* [Exercise brief] Can you write out all the lines word for word, with no pictures?
=-=-=
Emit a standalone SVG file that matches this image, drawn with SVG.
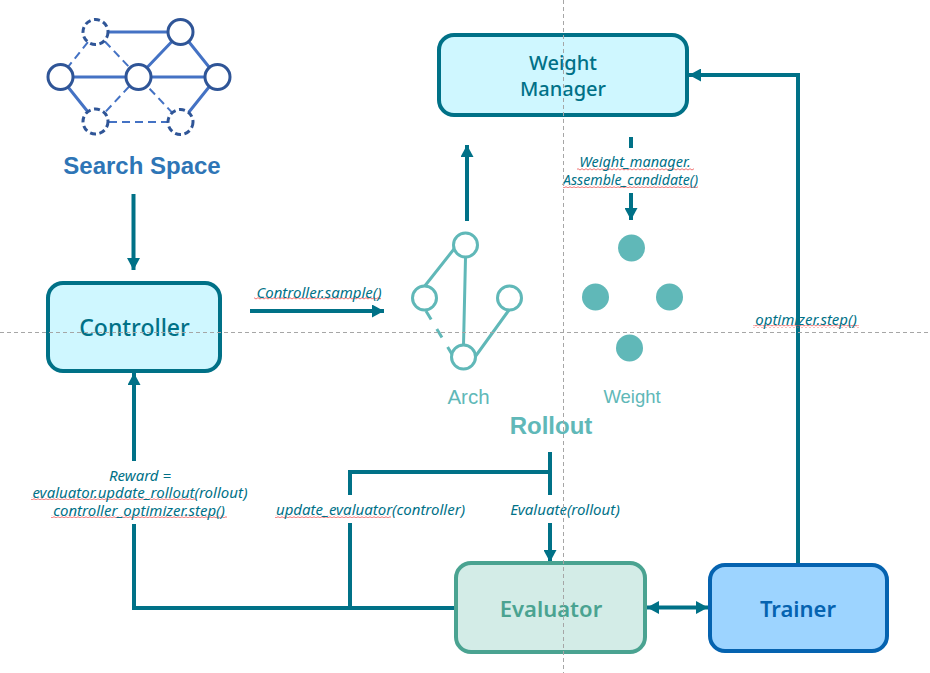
<svg xmlns="http://www.w3.org/2000/svg" width="930" height="673" viewBox="0 0 930 673">
<style>
text{font-family:"Noto Sans","Liberation Sans",sans-serif;text-anchor:middle}
.box{stroke-width:4}
.teal{fill:#cff7ff;stroke:#007187}
.tl{fill:#007187;font-weight:500}
.c{fill:none;stroke:#007187;stroke-width:4}
.lab{font-family:"Noto Sans","Liberation Sans",sans-serif;font-style:italic;font-size:15px;fill:#007187}
.s1{stroke:#4472c4;stroke-width:3;fill:none}
.s2{stroke:#4472c4;stroke-width:2;stroke-dasharray:8 5;fill:none}
.n1{fill:#fff;stroke:#2f5597;stroke-width:3}
.n2{fill:#fff;stroke:#2f5597;stroke-width:3;stroke-dasharray:6 3.5}
.a1{stroke:#60b8b8;stroke-width:3;fill:none}
.an{fill:#fff;stroke:#60b8b8;stroke-width:3}
.wn{fill:#60b8b8}
.rol{fill:#60b8b8;font-family:"Liberation Sans",sans-serif}
.guide{stroke:#a6a6a6;stroke-width:1;stroke-dasharray:4 3;fill:none}
.wavy{fill:url(#wave)}
</style>
<defs>
<marker id="arr" markerUnits="userSpaceOnUse" markerWidth="13" markerHeight="13" refX="12" refY="6.500" orient="auto-start-reverse"><path d="M0 0L12 6.500L0 13Z" fill="#007187"/></marker>
<pattern id="wave" width="4" height="3" patternUnits="userSpaceOnUse"><path d="M0 2L2 .7L4 2" fill="none" stroke="#ee5050" stroke-width=".8"/></pattern>
</defs>

<g id="connectors">
<path class="c" d="M133.500 194V270" marker-end="url(#arr)"/>
<path class="c" d="M134 461V373" marker-end="url(#arr)"/>
<path class="c" d="M456 608H134V524"/>
<path class="c" d="M350 608V523M350 495V472H550"/>
<path class="c" d="M550 452V495"/>
<path class="c" d="M550 523V562" marker-end="url(#arr)"/>
<path class="c" d="M798 565V75H689" marker-end="url(#arr)"/>
<path class="c" d="M647 607.500H708" marker-start="url(#arr)" marker-end="url(#arr)"/>
<path class="c" d="M250 311H384" marker-end="url(#arr)"/>
<path class="c" d="M467 221V145" marker-end="url(#arr)"/>
<path class="c" d="M631 137V148"/>
<path class="c" d="M631 193V220" marker-end="url(#arr)"/>
</g>

<g id="search-space">
<path class="s1" d="M96 32H181M181 32L217 77M181 32L138 77M60 77H217M60 77L96 122M217 77L181 122"/>
<path class="s2" d="M96 32L60 77M96 32L181 122M138 77L96 122M96 122H181"/>
<circle class="n2" cx="95.500" cy="32" r="12.500"/>
<circle class="n1" cx="180.500" cy="32" r="12.500"/>
<circle class="n1" cx="60.500" cy="77" r="12.500"/>
<circle class="n1" cx="138.500" cy="77" r="12.500"/>
<circle class="n1" cx="217.500" cy="77" r="12.500"/>
<circle class="n2" cx="95.500" cy="121.500" r="12.500"/>
<circle class="n2" cx="180.500" cy="122" r="12.500"/>
<text x="142" y="174" font-size="24" font-weight="700" fill="#2e75b6" style="font-family:'Liberation Sans',sans-serif">Search Space</text>
</g>

<g id="weight-manager">
<rect class="box teal" x="439" y="35" width="248" height="80" rx="15"/>
<text class="tl" x="563" y="70" font-size="20">Weight</text>
<text class="tl" x="563" y="96" font-size="20">Manager</text>
</g>

<g id="controller">
<rect class="box teal" x="48" y="283" width="172" height="88" rx="15"/>
<text class="tl" x="134.500" y="336" font-size="23">Controller</text>
</g>

<g id="evaluator">
<rect class="box" x="456" y="563" width="189" height="89" rx="15" fill="#d3ece7" stroke="#4aa391"/>
<text x="551" y="617" font-size="22" font-weight="600" fill="#4aa391">Evaluator</text>
</g>

<g id="trainer">
<rect class="box" x="710" y="565" width="177" height="86" rx="15" fill="#9dd4ff" stroke="#0563b0"/>
<text x="798" y="617" font-size="22" font-weight="600" fill="#0563b0">Trainer</text>
</g>

<g id="arch">
<path class="a1" d="M454 249L424 287M465.500 258L463.500 345M509 310L475 357"/>
<path class="a1" d="M426 311L453 356" stroke-dasharray="10 11"/>
<circle class="an" cx="465.500" cy="245" r="12"/>
<circle class="an" cx="424.500" cy="298" r="12"/>
<circle class="an" cx="509.500" cy="298" r="12"/>
<circle class="an" cx="463.500" cy="357" r="12"/>
<text class="rol" x="468.500" y="404" font-size="20.500">Arch</text>
</g>

<g id="weight">
<circle class="wn" cx="631.500" cy="248" r="13.500"/>
<circle class="wn" cx="595.500" cy="297" r="13.500"/>
<circle class="wn" cx="669.500" cy="297" r="13.500"/>
<circle class="wn" cx="629.500" cy="348" r="13.500"/>
<text class="rol" x="632" y="403" font-size="18.500">Weight</text>
</g>

<g id="rollout">
<text class="rol" x="551" y="434" font-size="24" font-weight="700">Rollout</text>
</g>

<g id="labels">
<rect class="wavy" x="254" y="297" width="127" height="3"/>
<text class="lab" x="319" y="298">Controller.sample()</text>
<rect class="wavy" x="577" y="168" width="117" height="3"/>
<rect class="wavy" x="563" y="185" width="135" height="3"/>
<text class="lab" x="635" y="167" style="font-size:14.500px">Weight_manager.</text>
<text class="lab" x="630.500" y="185" style="font-size:14.200px">Assemble_candidate()</text>
<rect class="wavy" x="753" y="325" width="106" height="3"/>
<text class="lab" x="806" y="325">optimizer.step()</text>
<text class="lab" x="140" y="481">Reward =</text>
<rect class="wavy" x="31" y="497" width="165" height="3"/>
<text class="lab" x="140" y="498">evaluator.update_rollout(rollout)</text>
<rect class="wavy" x="51" y="515" width="176" height="3"/>
<text class="lab" x="139" y="516">controller_optimizer.step()</text>
<rect class="wavy" x="275" y="515" width="116" height="3"/>
<text class="lab" x="370.500" y="515">update_evaluator(controller)</text>
<text class="lab" x="565" y="515">Evaluate(rollout)</text>
</g>

<path class="guide" d="M0 332.500H928M563.500 0V673"/>
</svg>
=-=-=
* [Final result]
Emit a standalone SVG file that matches this image, drawn with SVG.
<svg xmlns="http://www.w3.org/2000/svg" width="930" height="673" viewBox="0 0 930 673">
<style>
text{font-family:"Noto Sans","Liberation Sans",sans-serif;text-anchor:middle}
.box{stroke-width:4}
.teal{fill:#cff7ff;stroke:#007187}
.tl{fill:#007187;font-weight:500}
.c{fill:none;stroke:#007187;stroke-width:4}
.lab{font-family:"Noto Sans","Liberation Sans",sans-serif;font-style:italic;font-size:15px;fill:#007187}
.s1{stroke:#4472c4;stroke-width:3;fill:none}
.s2{stroke:#4472c4;stroke-width:2;stroke-dasharray:8 5;fill:none}
.n1{fill:#fff;stroke:#2f5597;stroke-width:3}
.n2{fill:#fff;stroke:#2f5597;stroke-width:3;stroke-dasharray:6 3.5}
.a1{stroke:#60b8b8;stroke-width:3;fill:none}
.an{fill:#fff;stroke:#60b8b8;stroke-width:3}
.wn{fill:#60b8b8}
.rol{fill:#60b8b8;font-family:"Liberation Sans",sans-serif}
.guide{stroke:#a6a6a6;stroke-width:1;stroke-dasharray:4 3;fill:none}
.wavy{fill:url(#wave)}
</style>
<defs>
<marker id="arr" markerUnits="userSpaceOnUse" markerWidth="13" markerHeight="13" refX="12" refY="6.500" orient="auto-start-reverse"><path d="M0 0L12 6.500L0 13Z" fill="#007187"/></marker>
<pattern id="wave" width="4" height="3" patternUnits="userSpaceOnUse"><path d="M0 2L2 .7L4 2" fill="none" stroke="#ee5050" stroke-width=".8"/></pattern>
</defs>

<g id="connectors">
<path class="c" d="M133.500 194V270" marker-end="url(#arr)"/>
<path class="c" d="M134 461V373" marker-end="url(#arr)"/>
<path class="c" d="M456 608H134V524"/>
<path class="c" d="M350 608V523M350 495V472H550"/>
<path class="c" d="M550 452V495"/>
<path class="c" d="M550 523V562" marker-end="url(#arr)"/>
<path class="c" d="M798 565V75H689" marker-end="url(#arr)"/>
<path class="c" d="M647 607.500H708" marker-start="url(#arr)" marker-end="url(#arr)"/>
<path class="c" d="M250 311H384" marker-end="url(#arr)"/>
<path class="c" d="M467 221V145" marker-end="url(#arr)"/>
<path class="c" d="M631 137V148"/>
<path class="c" d="M631 193V220" marker-end="url(#arr)"/>
</g>

<g id="search-space">
<path class="s1" d="M96 32H181M181 32L217 77M181 32L138 77M60 77H217M60 77L96 122M217 77L181 122"/>
<path class="s2" d="M96 32L60 77M96 32L181 122M138 77L96 122M96 122H181"/>
<circle class="n2" cx="95.500" cy="32" r="12.500"/>
<circle class="n1" cx="180.500" cy="32" r="12.500"/>
<circle class="n1" cx="60.500" cy="77" r="12.500"/>
<circle class="n1" cx="138.500" cy="77" r="12.500"/>
<circle class="n1" cx="217.500" cy="77" r="12.500"/>
<circle class="n2" cx="95.500" cy="121.500" r="12.500"/>
<circle class="n2" cx="180.500" cy="122" r="12.500"/>
<text x="142" y="174" font-size="24" font-weight="700" fill="#2e75b6" style="font-family:'Liberation Sans',sans-serif">Search Space</text>
</g>

<g id="weight-manager">
<rect class="box teal" x="439" y="35" width="248" height="80" rx="15"/>
<text class="tl" x="563" y="70" font-size="20">Weight</text>
<text class="tl" x="563" y="96" font-size="20">Manager</text>
</g>

<g id="controller">
<rect class="box teal" x="48" y="283" width="172" height="88" rx="15"/>
<text class="tl" x="134.500" y="336" font-size="23">Controller</text>
</g>

<g id="evaluator">
<rect class="box" x="456" y="563" width="189" height="89" rx="15" fill="#d3ece7" stroke="#4aa391"/>
<text x="551" y="617" font-size="22" font-weight="600" fill="#4aa391">Evaluator</text>
</g>

<g id="trainer">
<rect class="box" x="710" y="565" width="177" height="86" rx="15" fill="#9dd4ff" stroke="#0563b0"/>
<text x="798" y="617" font-size="22" font-weight="600" fill="#0563b0">Trainer</text>
</g>

<g id="arch">
<path class="a1" d="M454 249L424 287M465.500 258L463.500 345M509 310L475 357"/>
<path class="a1" d="M426 311L453 356" stroke-dasharray="10 11"/>
<circle class="an" cx="465.500" cy="245" r="12"/>
<circle class="an" cx="424.500" cy="298" r="12"/>
<circle class="an" cx="509.500" cy="298" r="12"/>
<circle class="an" cx="463.500" cy="357" r="12"/>
<text class="rol" x="468.500" y="404" font-size="20.500">Arch</text>
</g>

<g id="weight">
<circle class="wn" cx="631.500" cy="248" r="13.500"/>
<circle class="wn" cx="595.500" cy="297" r="13.500"/>
<circle class="wn" cx="669.500" cy="297" r="13.500"/>
<circle class="wn" cx="629.500" cy="348" r="13.500"/>
<text class="rol" x="632" y="403" font-size="18.500">Weight</text>
</g>

<g id="rollout">
<text class="rol" x="551" y="434" font-size="24" font-weight="700">Rollout</text>
</g>

<g id="labels">
<rect class="wavy" x="254" y="297" width="127" height="3"/>
<text class="lab" x="319" y="298">Controller.sample()</text>
<rect class="wavy" x="577" y="168" width="117" height="3"/>
<rect class="wavy" x="563" y="185" width="135" height="3"/>
<text class="lab" x="635" y="167" style="font-size:14.500px">Weight_manager.</text>
<text class="lab" x="630.500" y="185" style="font-size:14.200px">Assemble_candidate()</text>
<rect class="wavy" x="753" y="325" width="106" height="3"/>
<text class="lab" x="806" y="325">optimizer.step()</text>
<text class="lab" x="140" y="481">Reward =</text>
<rect class="wavy" x="31" y="497" width="165" height="3"/>
<text class="lab" x="140" y="498">evaluator.update_rollout(rollout)</text>
<rect class="wavy" x="51" y="515" width="176" height="3"/>
<text class="lab" x="139" y="516">controller_optimizer.step()</text>
<rect class="wavy" x="275" y="515" width="116" height="3"/>
<text class="lab" x="370.500" y="515">update_evaluator(controller)</text>
<text class="lab" x="565" y="515">Evaluate(rollout)</text>
</g>

<path class="guide" d="M0 332.500H928M563.500 0V673"/>
</svg>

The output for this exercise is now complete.